• **Dataset content**:
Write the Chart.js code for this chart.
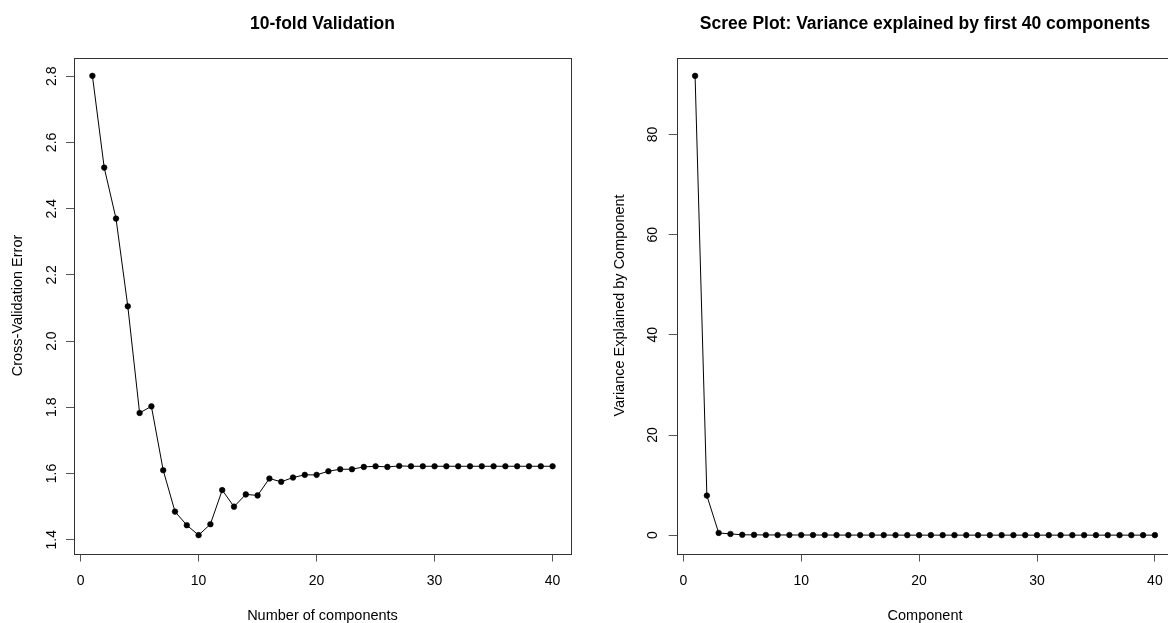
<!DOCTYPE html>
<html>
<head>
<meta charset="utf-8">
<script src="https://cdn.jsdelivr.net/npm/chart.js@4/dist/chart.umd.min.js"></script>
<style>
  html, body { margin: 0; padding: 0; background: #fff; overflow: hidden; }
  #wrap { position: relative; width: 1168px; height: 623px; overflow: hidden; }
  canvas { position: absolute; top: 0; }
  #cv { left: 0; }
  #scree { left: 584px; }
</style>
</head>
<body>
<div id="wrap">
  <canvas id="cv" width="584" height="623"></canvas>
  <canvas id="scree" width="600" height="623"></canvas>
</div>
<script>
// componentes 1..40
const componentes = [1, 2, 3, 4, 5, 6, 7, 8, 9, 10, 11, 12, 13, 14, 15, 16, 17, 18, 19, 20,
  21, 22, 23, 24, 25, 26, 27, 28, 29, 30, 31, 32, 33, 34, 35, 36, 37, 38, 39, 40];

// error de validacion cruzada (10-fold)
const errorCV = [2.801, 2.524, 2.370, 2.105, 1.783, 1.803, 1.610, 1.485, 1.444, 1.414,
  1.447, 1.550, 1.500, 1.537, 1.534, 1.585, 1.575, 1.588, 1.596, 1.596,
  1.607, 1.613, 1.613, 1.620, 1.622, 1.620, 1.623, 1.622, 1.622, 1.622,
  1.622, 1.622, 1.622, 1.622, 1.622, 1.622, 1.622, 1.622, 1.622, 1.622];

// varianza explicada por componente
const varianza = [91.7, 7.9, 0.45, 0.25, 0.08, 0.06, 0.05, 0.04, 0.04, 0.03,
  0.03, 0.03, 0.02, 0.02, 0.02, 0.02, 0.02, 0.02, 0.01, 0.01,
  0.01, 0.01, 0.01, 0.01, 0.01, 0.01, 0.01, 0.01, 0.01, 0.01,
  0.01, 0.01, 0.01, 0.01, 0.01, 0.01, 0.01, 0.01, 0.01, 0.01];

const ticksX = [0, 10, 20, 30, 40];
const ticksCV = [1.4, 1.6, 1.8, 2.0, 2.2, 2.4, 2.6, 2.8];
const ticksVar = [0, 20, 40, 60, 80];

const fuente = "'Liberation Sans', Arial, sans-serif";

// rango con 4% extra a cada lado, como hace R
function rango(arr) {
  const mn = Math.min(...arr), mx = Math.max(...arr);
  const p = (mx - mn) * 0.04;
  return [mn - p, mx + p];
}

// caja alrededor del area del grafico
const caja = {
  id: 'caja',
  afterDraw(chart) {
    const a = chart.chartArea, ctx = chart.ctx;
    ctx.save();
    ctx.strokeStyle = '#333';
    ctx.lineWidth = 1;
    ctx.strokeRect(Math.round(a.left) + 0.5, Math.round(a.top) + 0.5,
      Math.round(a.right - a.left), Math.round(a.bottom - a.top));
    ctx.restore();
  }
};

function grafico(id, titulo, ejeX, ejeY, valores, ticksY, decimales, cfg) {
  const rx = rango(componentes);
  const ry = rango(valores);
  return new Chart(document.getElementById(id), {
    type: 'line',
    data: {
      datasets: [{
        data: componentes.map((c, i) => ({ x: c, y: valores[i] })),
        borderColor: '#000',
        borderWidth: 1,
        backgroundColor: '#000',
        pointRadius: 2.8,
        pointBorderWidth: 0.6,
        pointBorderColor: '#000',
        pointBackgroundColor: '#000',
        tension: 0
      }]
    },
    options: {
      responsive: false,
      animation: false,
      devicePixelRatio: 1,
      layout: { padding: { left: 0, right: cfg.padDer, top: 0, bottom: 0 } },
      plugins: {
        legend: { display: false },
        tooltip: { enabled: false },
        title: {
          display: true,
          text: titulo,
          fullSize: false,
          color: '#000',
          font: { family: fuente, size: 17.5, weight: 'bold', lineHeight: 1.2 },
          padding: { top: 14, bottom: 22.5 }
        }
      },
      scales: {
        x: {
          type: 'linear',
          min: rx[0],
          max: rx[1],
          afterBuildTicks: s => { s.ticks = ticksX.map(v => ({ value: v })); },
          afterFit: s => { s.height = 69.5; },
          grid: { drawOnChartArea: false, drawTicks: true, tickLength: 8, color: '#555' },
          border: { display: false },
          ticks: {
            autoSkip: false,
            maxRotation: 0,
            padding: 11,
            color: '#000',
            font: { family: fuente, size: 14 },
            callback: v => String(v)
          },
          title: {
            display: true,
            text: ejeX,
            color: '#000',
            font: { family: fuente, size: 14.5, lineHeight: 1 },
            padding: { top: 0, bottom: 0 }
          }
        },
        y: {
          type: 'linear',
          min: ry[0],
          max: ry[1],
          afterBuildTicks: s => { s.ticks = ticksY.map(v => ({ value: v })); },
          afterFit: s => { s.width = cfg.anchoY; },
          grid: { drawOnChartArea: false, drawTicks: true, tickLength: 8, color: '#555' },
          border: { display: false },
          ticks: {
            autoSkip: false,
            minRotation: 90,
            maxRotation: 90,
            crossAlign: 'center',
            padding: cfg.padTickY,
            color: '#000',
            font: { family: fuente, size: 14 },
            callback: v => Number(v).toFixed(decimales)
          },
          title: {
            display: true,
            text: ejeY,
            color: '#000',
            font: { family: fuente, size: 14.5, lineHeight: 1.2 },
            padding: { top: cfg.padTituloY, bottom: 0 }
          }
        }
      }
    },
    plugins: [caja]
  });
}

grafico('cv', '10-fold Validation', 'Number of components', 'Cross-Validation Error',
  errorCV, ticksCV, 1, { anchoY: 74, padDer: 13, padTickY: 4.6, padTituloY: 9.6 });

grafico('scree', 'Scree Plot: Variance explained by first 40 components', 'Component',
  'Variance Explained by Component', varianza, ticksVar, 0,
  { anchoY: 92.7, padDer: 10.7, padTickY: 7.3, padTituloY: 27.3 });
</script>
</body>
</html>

• **Work to do**: Only the lines from the start of the material through the line containing "const ticksVar = [0, 20, 40, 60, 80];" should be transcribed. Pictures stay out.

• **Written response**:
Write the Chart.js code for this chart.
<!DOCTYPE html>
<html>
<head>
<meta charset="utf-8">
<script src="https://cdn.jsdelivr.net/npm/chart.js@4/dist/chart.umd.min.js"></script>
<style>
  html, body { margin: 0; padding: 0; background: #fff; overflow: hidden; }
  #wrap { position: relative; width: 1168px; height: 623px; overflow: hidden; }
  canvas { position: absolute; top: 0; }
  #cv { left: 0; }
  #scree { left: 584px; }
</style>
</head>
<body>
<div id="wrap">
  <canvas id="cv" width="584" height="623"></canvas>
  <canvas id="scree" width="600" height="623"></canvas>
</div>
<script>
// componentes 1..40
const componentes = [1, 2, 3, 4, 5, 6, 7, 8, 9, 10, 11, 12, 13, 14, 15, 16, 17, 18, 19, 20,
  21, 22, 23, 24, 25, 26, 27, 28, 29, 30, 31, 32, 33, 34, 35, 36, 37, 38, 39, 40];

// error de validacion cruzada (10-fold)
const errorCV = [2.801, 2.524, 2.370, 2.105, 1.783, 1.803, 1.610, 1.485, 1.444, 1.414,
  1.447, 1.550, 1.500, 1.537, 1.534, 1.585, 1.575, 1.588, 1.596, 1.596,
  1.607, 1.613, 1.613, 1.620, 1.622, 1.620, 1.623, 1.622, 1.622, 1.622,
  1.622, 1.622, 1.622, 1.622, 1.622, 1.622, 1.622, 1.622, 1.622, 1.622];

// varianza explicada por componente
const varianza = [91.7, 7.9, 0.45, 0.25, 0.08, 0.06, 0.05, 0.04, 0.04, 0.03,
  0.03, 0.03, 0.02, 0.02, 0.02, 0.02, 0.02, 0.02, 0.01, 0.01,
  0.01, 0.01, 0.01, 0.01, 0.01, 0.01, 0.01, 0.01, 0.01, 0.01,
  0.01, 0.01, 0.01, 0.01, 0.01, 0.01, 0.01, 0.01, 0.01, 0.01];

const ticksX = [0, 10, 20, 30, 40];
const ticksCV = [1.4, 1.6, 1.8, 2.0, 2.2, 2.4, 2.6, 2.8];
const ticksVar = [0, 20, 40, 60, 80];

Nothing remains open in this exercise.